Can a “Peknga” Pancake Economy Jumpstart Grassroots Empowerment from MyKasih’s RM100?

By Dr Rahim Said

Last week we explored how the poor stretched their MyKasih RM100 to survive. This week, we see something more powerful: how RM100, in the right hands, can spark dignity, pride, and growth.

Consider the makers of peknga, as the milk (coconut and dairy)-infused pancake is known in Kedah lingo. It’s also called Lempeng Kelapa in Kelantan and Terengganu.

With nothing more than flour, milk, santan (coconut milk), sugar, and a hot griddle, this weekend entrepreneur turns RM100 into a thriving micro-business. The breakdown is simple but inspiring.

A 10kg bag of flour costs RM32. Three cartons of milk add up to RM18. Two kg of santan come to RM30. A kg of sugar is RM2.85. Salt is often given freely by neighbours. In all, the start-up capital is just RM85—well within the RM100 MyKasih aid.

From that, the magic begins. One kg of flour makes about 20 pieces of peknga, each sold at RM2. With 10 kg of flour, the stall produces 200 pieces every morning.

By eleven o’clock, the pekngaare gone, leaving RM400 in sales. Work three mornings a week—Friday through Sunday—and the total reaches RM1,200. That is not survival money. That is a pathway out of dependency.

Step into the lane where the peknga stall sits, and the story comes alive. By dawn, the air is thick with the smell of coconut milk and flour crisping on the griddle. The sizzling sound draws neighbours from their homes. Customers line up with folded RM5 notes, waiting for their warm, fragrant peknga wrapped in paper.

Behind the griddle, husband and wife work side by side, batter in one hand and spatula in the other. Their children help pack, passing on not just food but the lesson that hard work can create abundance.

What looks like a humble pancake is, in truth, an economic blueprint. If one stall can do it, why not 10? Why not a cooperative of peknga makers pooling resources, sharing supplies, and reaching larger markets?

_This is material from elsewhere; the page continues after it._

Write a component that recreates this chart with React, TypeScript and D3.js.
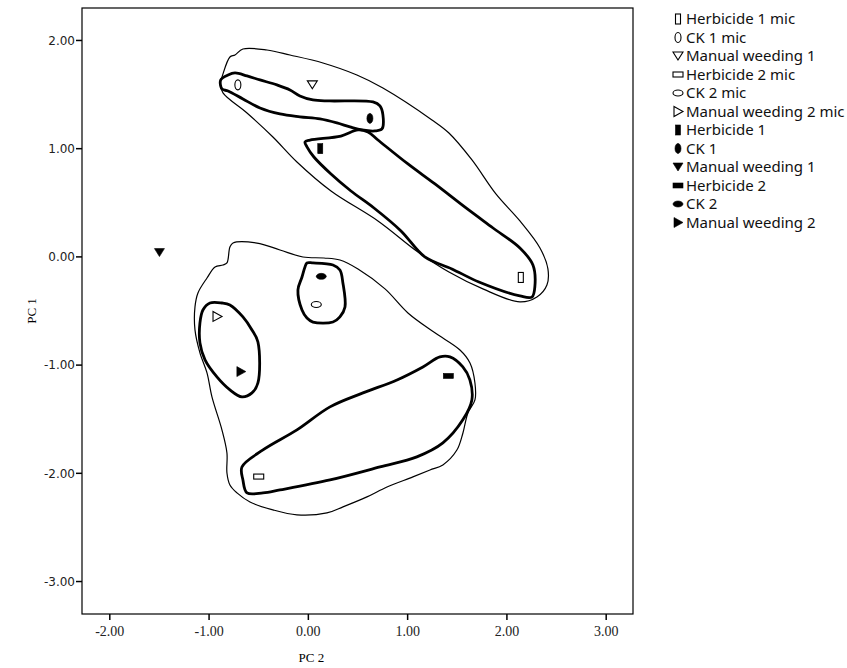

Imagine community kitchens in low-cost flats and kampungs, where families use MyKasih as seed capital to start businesses. Imagine neighbourhood bazaars alive with vendors, each turning RM100 of aid into hundreds more.

But why stop there? The peknga model has potential to scale. From roadside stalls to food trucks. From weekend sales to weekday catering. From hand-wrapped pieces to branded packs on supermarket shelves.

With Malaysia’s love for street food and the world’s appetite for authentic flavours, peknga could even travel abroad as our very own kampung pancake—joining roti canai and frozen prata as an export success.

But beyond numbers and scaling lies something more profound: dignity. The peknga makers did not see RM100 as a ceiling. They saw it as a beginning. They did not wait for grand committees or complicated policies. They acted.

And in doing so, they turned a welfare token into a foundation of self-respect and resilience.

This is the real story of the MyKasih aid. Not handouts that vanish in days, but opportunities that spark hope. Not dependency, but creativity. Not pity, but pride.

So here lies the challenge: what if policymakers and NGOs recognised this potential? Instead of endless debates over aid mechanisms, why not channel resources into micro-enterprise training, community kitchens, shared equipment, and small business support? One griddle can lift a family. Ten can lift a community. A thousand can reshape the grassroots economy.


The peknga makers’ story shows us what Malaysia’s poor have always known: survival is an art, and enterprise is born of necessity.

When given even the smallest chance, they will innovate, adapt, and succeed. The role of government and society is not to hand out fish endlessly, but to equip more people with rods, nets, and ponds.

Because sometimes, all it takes is a little flour, a dash of santan, and the courage to begin.